The Department of Housing and Urban Development (HUD), Department of Agriculture (USDA), and Department of Veterans Affairs (VA) announced on July 23 that they will give homeowners options to reduce their monthly principal and interest by lengthening the term of the mortgage, bringing the agencies “closer in alignment with options for homeowners with mortgages backed by Fannie Mae and Freddie Mac,” a White House press release said.
For borrowers who can resume paying their mortgage, federal agencies will allow them to move their payments to the end of their mortgage. But the White House said some homeowners will need “deeper assistance” to become current and keep their homes.
The enrollment period for forbearance will conclude at the end of September.
By stage, 9.7% of total loans in forbearance are in the initial plan stage, while 82.9% are in an extension. The remaining 7.4% are re-entries.
Of the cumulative exits for the period from June 1, 2020, through August 1, 2021, 28.1% resulted in loan deferrals or partial claims. Another 22.9% represented borrowers who continued to make their monthly payments during their forbearance period.
According to the MBA, 15.7% represented borrowers who did not make all of their monthly payments and exited forbearance without a loss mitigation plan in place.

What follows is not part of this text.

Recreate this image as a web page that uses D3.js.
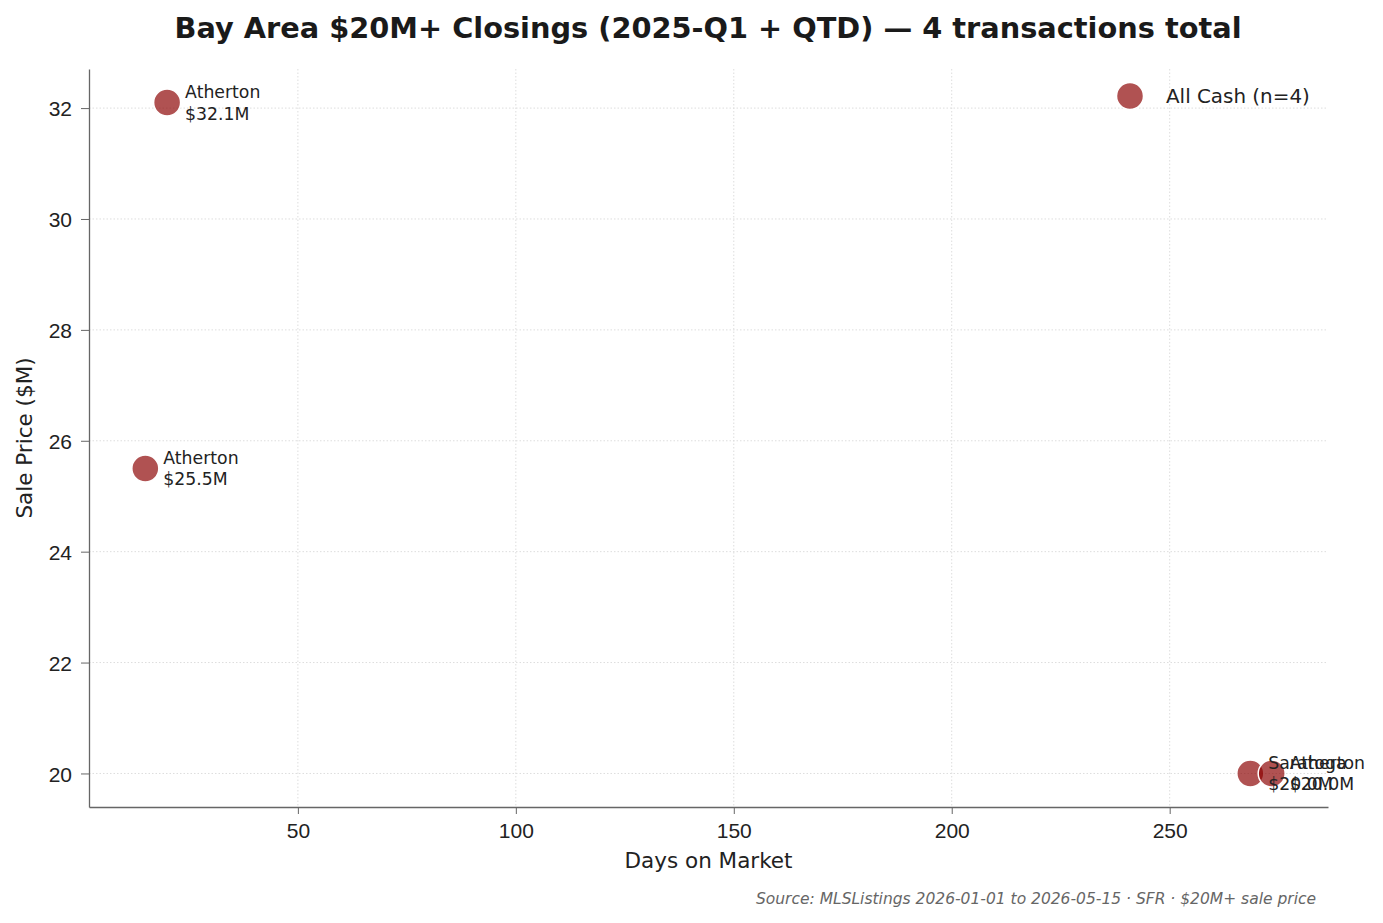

Exactly 11% resulted in a loan modification or trial loan modification.
For borrowers still unable to make monthly payments, HUD will give servicers the ability to lengthen the mortgage term. Borrowers could see their mortgage terms extended to 360 months at market rate, to reduce their payments by 25%. In addition to a term extension, borrowers could receive an interest-free subordinate mortgage not due until after the first mortgage is paid off, otherwise known as a partial claim.
HUD will offer a partial claim to borrowers who can start making their mortgage payments again.
The USDA will also offer new options to help borrowers receive a 20% reduction on their payments. The tools include an interest rate reduction, term extension and a mortgage recovery advance, to help cover past due mortgage payments and related costs. The options can be used separately or combined.
There are also options for VA borrowers to reduce their monthly payments after. The VA can purchase up to 30% of borrowers’ unpaid principal balance and arrearages, and provide an interest-free subordinate loan similar to a partial claim. Servicers can also extend the loan term to up to 40 years.